143.2
The Role of Victim Witness Testimonies for Collective Memory Formation, Recovery from Trauma and Future Reconciliation

Friday, July 18, 2014: 3:45 PM
Room: F206
Oral Presentation
Patrick HEIN , Meiji University, Lithuania

Title: The role of victim witness testimonies for collective memory formation, recovery from trauma and future reconciliation.

Subtitle: The case of the truth commission in South Africa, the international Khmer Rouge tribunal and the Comfort Women's War Crimes Tribunal in Tokyo (2000).

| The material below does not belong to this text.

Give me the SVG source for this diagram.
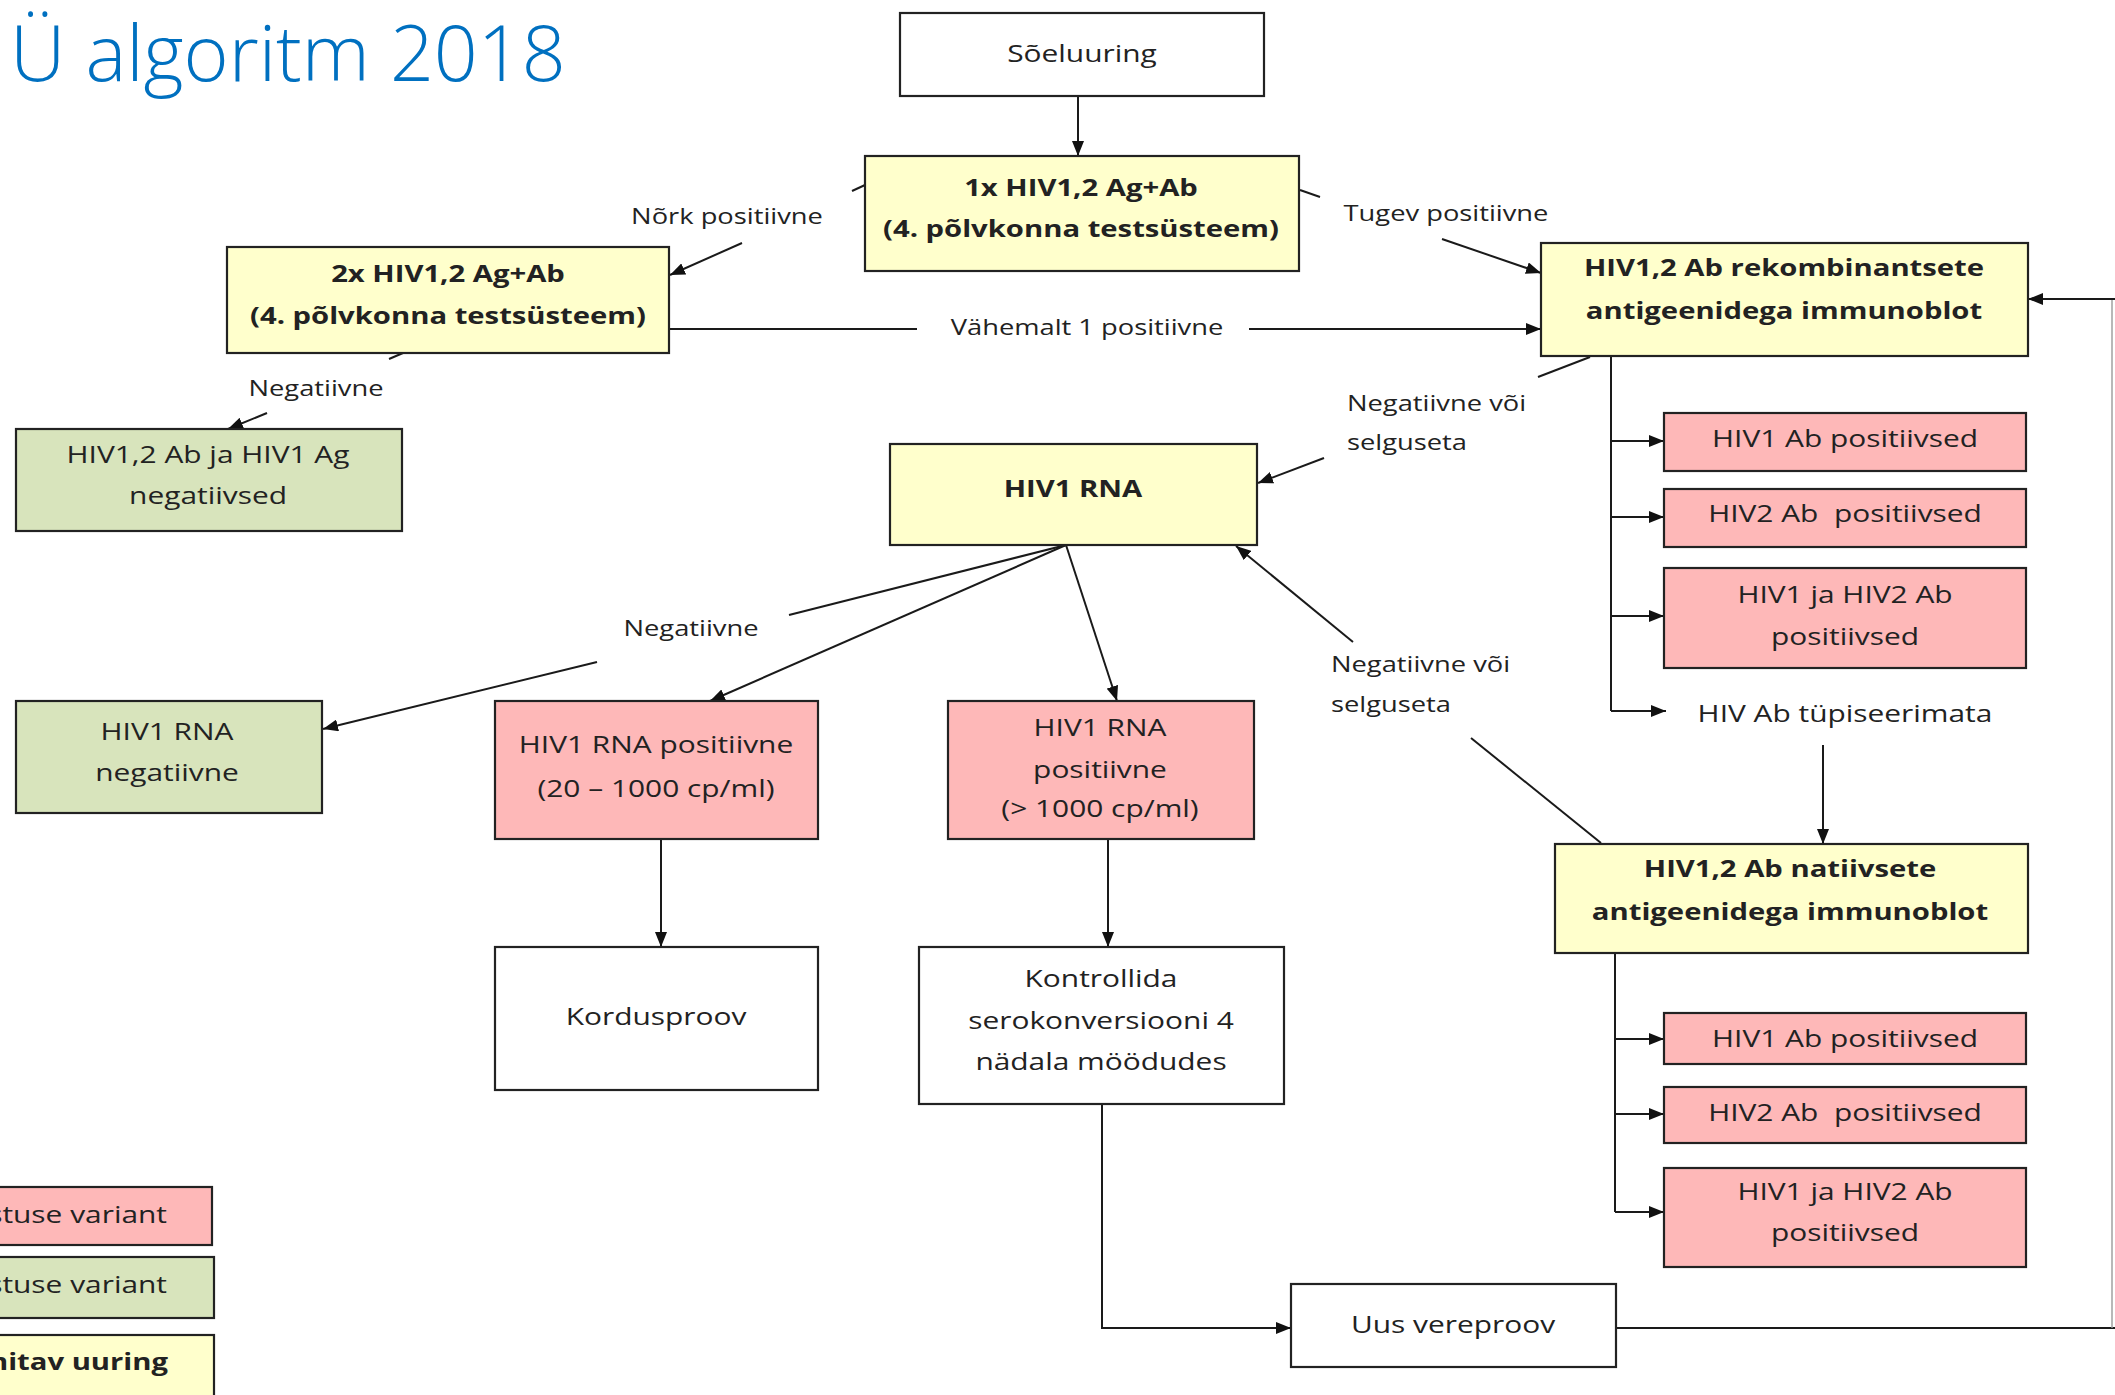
<svg xmlns="http://www.w3.org/2000/svg" width="2115" height="1395" viewBox="0 0 2115 1395">
<defs>
<marker id="ah" markerUnits="userSpaceOnUse" markerWidth="16" markerHeight="12" refX="15" refY="6" orient="auto">
<path d="M0,0 L15,6 L0,12 z" fill="#111"/>
</marker>
<style>
.box{stroke:#222;stroke-width:2.2}
.w{fill:#fff}
.y{fill:#ffffcc}
.p{fill:#feb8b8}
.g{fill:#d8e4bc}
.t{font-family:"Open Sans","Noto Sans","DejaVu Sans",sans-serif;font-size:23px;fill:#222;text-anchor:middle}
.b{font-weight:700;font-size:22.5px}
.l{font-size:21px}
.s{text-anchor:start}
.e{text-anchor:end}
.c{stroke:#1a1a1a;stroke-width:2;fill:none}
.a{marker-end:url(#ah)}
</style>
</defs>
<rect width="2115" height="1395" fill="#fff"/>
<text x="10" y="81" font-family="'Open Sans','Noto Sans',sans-serif" font-weight="300" font-size="77" fill="#0070c0">Ü algoritm 2018</text>

<g id="legend">
<g id="legend-pink"><rect class="box p" x="-10" y="1187" width="222" height="58"/><text class="t e" transform="matrix(1.3 0 0 1 167 0)" y="1223">stuse variant</text></g>
<g id="legend-green"><rect class="box g" x="-10" y="1257" width="224" height="61"/><text class="t e" transform="matrix(1.3 0 0 1 167 0)" y="1293">stuse variant</text></g>
<g id="legend-yellow"><rect class="box y" x="-10" y="1335" width="224" height="70"/><text class="t b e" transform="matrix(1.3 0 0 1 168 0)" y="1370">nitav uuring</text></g>
</g>

<g id="connectors">
<line class="c a" x1="1078" y1="96" x2="1078" y2="156"/>
<line class="c" x1="865" y1="185" x2="852" y2="191"/>
<line class="c a" x1="742" y1="243" x2="670" y2="275"/>
<line class="c" x1="1300" y1="190" x2="1320" y2="197"/>
<line class="c a" x1="1442" y1="239" x2="1541" y2="273"/>
<line class="c" x1="669" y1="329" x2="917" y2="329"/>
<line class="c a" x1="1249" y1="329" x2="1541" y2="329"/>
<line class="c" x1="403" y1="353" x2="389" y2="359"/>
<line class="c a" x1="267" y1="413" x2="228" y2="429"/>
<line class="c" x1="1590" y1="357" x2="1538" y2="377"/>
<line class="c a" x1="1324" y1="458" x2="1258" y2="483"/>
<path class="c" d="M1611,356 V711"/>
<line class="c a" x1="1611" y1="441" x2="1664" y2="441"/>
<line class="c a" x1="1611" y1="517" x2="1664" y2="517"/>
<line class="c a" x1="1611" y1="616" x2="1664" y2="616"/>
<line class="c a" x1="1611" y1="711" x2="1666" y2="711"/>
<line class="c a" x1="1823" y1="745" x2="1823" y2="844"/>
<line class="c" x1="1601" y1="843" x2="1471" y2="738"/>
<line class="c a" x1="1353" y1="642" x2="1236" y2="546"/>
<path class="c" d="M1615,953 V1212"/>
<line class="c a" x1="1615" y1="1039" x2="1664" y2="1039"/>
<line class="c a" x1="1615" y1="1114" x2="1664" y2="1114"/>
<line class="c a" x1="1615" y1="1212" x2="1664" y2="1212"/>
<line class="c" x1="1066" y1="545" x2="789" y2="615"/>
<line class="c a" x1="597" y1="662" x2="323" y2="729"/>
<line class="c a" x1="1066" y1="545" x2="710" y2="701"/>
<line class="c a" x1="1066" y1="545" x2="1117" y2="701"/>
<line class="c a" x1="661" y1="839" x2="661" y2="947"/>
<line class="c a" x1="1108" y1="839" x2="1108" y2="947"/>
<path class="c a" d="M1102,1104 V1328 H1291"/>
<path class="c" d="M1616,1328 H2115"/>
<path d="M2112,1328 V299" stroke="#9a9a9a" stroke-width="1.4" fill="none"/>
<path class="c a" d="M2115,299 H2028"/>
<text class="t l" transform="matrix(1.3 0 0 1 727 0)" y="224">Nõrk positiivne</text>
<text class="t l" transform="matrix(1.3 0 0 1 1446 0)" y="221">Tugev positiivne</text>
<text class="t l" transform="matrix(1.3 0 0 1 1087 0)" y="335">Vähemalt 1 positiivne</text>
<text class="t l" transform="matrix(1.3 0 0 1 316 0)" y="396">Negatiivne</text>
<text class="t l s" transform="matrix(1.3 0 0 1 1347 0)" y="411">Negatiivne või</text>
<text class="t l s" transform="matrix(1.3 0 0 1 1347 0)" y="450">selguseta</text>
<text class="t l s" transform="matrix(1.3 0 0 1 1331 0)" y="672">Negatiivne või</text>
<text class="t l s" transform="matrix(1.3 0 0 1 1331 0)" y="712">selguseta</text>
<text class="t l" transform="matrix(1.3 0 0 1 691 0)" y="636">Negatiivne</text>
</g>

<g id="soeluuring"><rect class="box w" x="900" y="13" width="364" height="83"/><text class="t" transform="matrix(1.3 0 0 1 1082 0)" y="62">Sõeluuring</text></g>
<g id="test1x"><rect class="box y" x="865" y="156" width="434" height="115"/><text class="t b" transform="matrix(1.3 0 0 1 1081 0)" y="196">1x HIV1,2 Ag+Ab</text><text class="t b" transform="matrix(1.3 0 0 1 1081 0)" y="237">(4. põlvkonna testsüsteem)</text></g>
<g id="test2x"><rect class="box y" x="227" y="247" width="442" height="106"/><text class="t b" transform="matrix(1.3 0 0 1 448 0)" y="282">2x HIV1,2 Ag+Ab</text><text class="t b" transform="matrix(1.3 0 0 1 448 0)" y="324">(4. põlvkonna testsüsteem)</text></g>
<g id="rekomb"><rect class="box y" x="1541" y="243" width="487" height="113"/><text class="t b" transform="matrix(1.3 0 0 1 1784 0)" y="276">HIV1,2 Ab rekombinantsete</text><text class="t b" transform="matrix(1.3 0 0 1 1784 0)" y="319">antigeenidega immunoblot</text></g>
<g id="neg1"><rect class="box g" x="16" y="429" width="386" height="102"/><text class="t" transform="matrix(1.3 0 0 1 208 0)" y="463">HIV1,2 Ab ja HIV1 Ag</text><text class="t" transform="matrix(1.3 0 0 1 208 0)" y="504">negatiivsed</text></g>
<g id="rna"><rect class="box y" x="890" y="444" width="367" height="101"/><text class="t b" transform="matrix(1.3 0 0 1 1073 0)" y="497">HIV1 RNA</text></g>
<g id="ib1-hiv1"><rect class="box p" x="1664" y="413" width="362" height="58"/><text class="t" transform="matrix(1.3 0 0 1 1845 0)" y="447">HIV1 Ab positiivsed</text></g>
<g id="ib1-hiv2"><rect class="box p" x="1664" y="489" width="362" height="58"/><text class="t" xml:space="preserve" transform="matrix(1.3 0 0 1 1845 0)" y="522">HIV2 Ab  positiivsed</text></g>
<g id="ib1-both"><rect class="box p" x="1664" y="568" width="362" height="100"/><text class="t" transform="matrix(1.3 0 0 1 1845 0)" y="603">HIV1 ja HIV2 Ab</text><text class="t" transform="matrix(1.3 0 0 1 1845 0)" y="645">positiivsed</text></g>
<g id="untyped"><text class="t" transform="matrix(1.3 0 0 1 1845 0)" y="722">HIV Ab tüpiseerimata</text></g>
<g id="nativ"><rect class="box y" x="1555" y="844" width="473" height="109"/><text class="t b" transform="matrix(1.3 0 0 1 1790 0)" y="877">HIV1,2 Ab natiivsete</text><text class="t b" transform="matrix(1.3 0 0 1 1790 0)" y="920">antigeenidega immunoblot</text></g>
<g id="ib2-hiv1"><rect class="box p" x="1664" y="1013" width="362" height="51"/><text class="t" transform="matrix(1.3 0 0 1 1845 0)" y="1047">HIV1 Ab positiivsed</text></g>
<g id="ib2-hiv2"><rect class="box p" x="1664" y="1087" width="362" height="56"/><text class="t" xml:space="preserve" transform="matrix(1.3 0 0 1 1845 0)" y="1121">HIV2 Ab  positiivsed</text></g>
<g id="ib2-both"><rect class="box p" x="1664" y="1168" width="362" height="99"/><text class="t" transform="matrix(1.3 0 0 1 1845 0)" y="1200">HIV1 ja HIV2 Ab</text><text class="t" transform="matrix(1.3 0 0 1 1845 0)" y="1241">positiivsed</text></g>
<g id="rna-neg"><rect class="box g" x="16" y="701" width="306" height="112"/><text class="t" transform="matrix(1.3 0 0 1 167 0)" y="740">HIV1 RNA</text><text class="t" transform="matrix(1.3 0 0 1 167 0)" y="781">negatiivne</text></g>
<g id="rna-pos-low"><rect class="box p" x="495" y="701" width="323" height="138"/><text class="t" transform="matrix(1.3 0 0 1 656 0)" y="753">HIV1 RNA positiivne</text><text class="t" transform="matrix(1.3 0 0 1 656 0)" y="797">(20 – 1000 cp/ml)</text></g>
<g id="rna-pos-high"><rect class="box p" x="948" y="701" width="306" height="138"/><text class="t" transform="matrix(1.3 0 0 1 1100 0)" y="736">HIV1 RNA</text><text class="t" transform="matrix(1.3 0 0 1 1100 0)" y="778">positiivne</text><text class="t" transform="matrix(1.3 0 0 1 1100 0)" y="817">(&gt; 1000 cp/ml)</text></g>
<g id="kordus"><rect class="box w" x="495" y="947" width="323" height="143"/><text class="t" transform="matrix(1.3 0 0 1 656 0)" y="1025">Kordusproov</text></g>
<g id="kontroll"><rect class="box w" x="919" y="947" width="365" height="157"/><text class="t" transform="matrix(1.3 0 0 1 1101 0)" y="987">Kontrollida</text><text class="t" transform="matrix(1.3 0 0 1 1101 0)" y="1029">serokonversiooni 4</text><text class="t" transform="matrix(1.3 0 0 1 1101 0)" y="1070">nädala möödudes</text></g>
<g id="uus"><rect class="box w" x="1291" y="1284" width="325" height="83"/><text class="t" transform="matrix(1.3 0 0 1 1453 0)" y="1333">Uus vereproov</text></g>
</svg>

In this paper the author argues that witness testimonies in war crimes and genocide trials play a crucial role even though they may not be related to the indictment of the prosecution or help to establish justice. In her book Eichmann in Jerusalem Hannah Arendt mentioned that the survivor accounts were not helpful in collecting legal evidence against Eichmann. This author thinks however that witness accounts are crucial not for legal purposes but for purposes of collective memory formation and victim trauma recovery by using the example of the witness account of the Auschwitz survivor Alfred Oppenheimer who gave a testimony at the Eichmann trial.

The paper refers to other reconciliation attempts such as the truth commission in South Africa or the Comfort Women issue in Korea and Japan and seeks to identify conditions that make future reconciliation possible.

The example of the comfort women in Japan shows that witness testimonies alone cannot lead to positive change and reconciliation as long as there is no recognition of wrongdoing and guilty behavior in the first place. In other words witness accounts can only be effective and fulfill their purpose if there is an opposite (either an individual or a political body) who acknowledges his wrongdoing. In the case of the Eichmann trial and the South African truth commission the perpetrators were physically present whereas in the case of the comfort women nobody has assumed responsibility.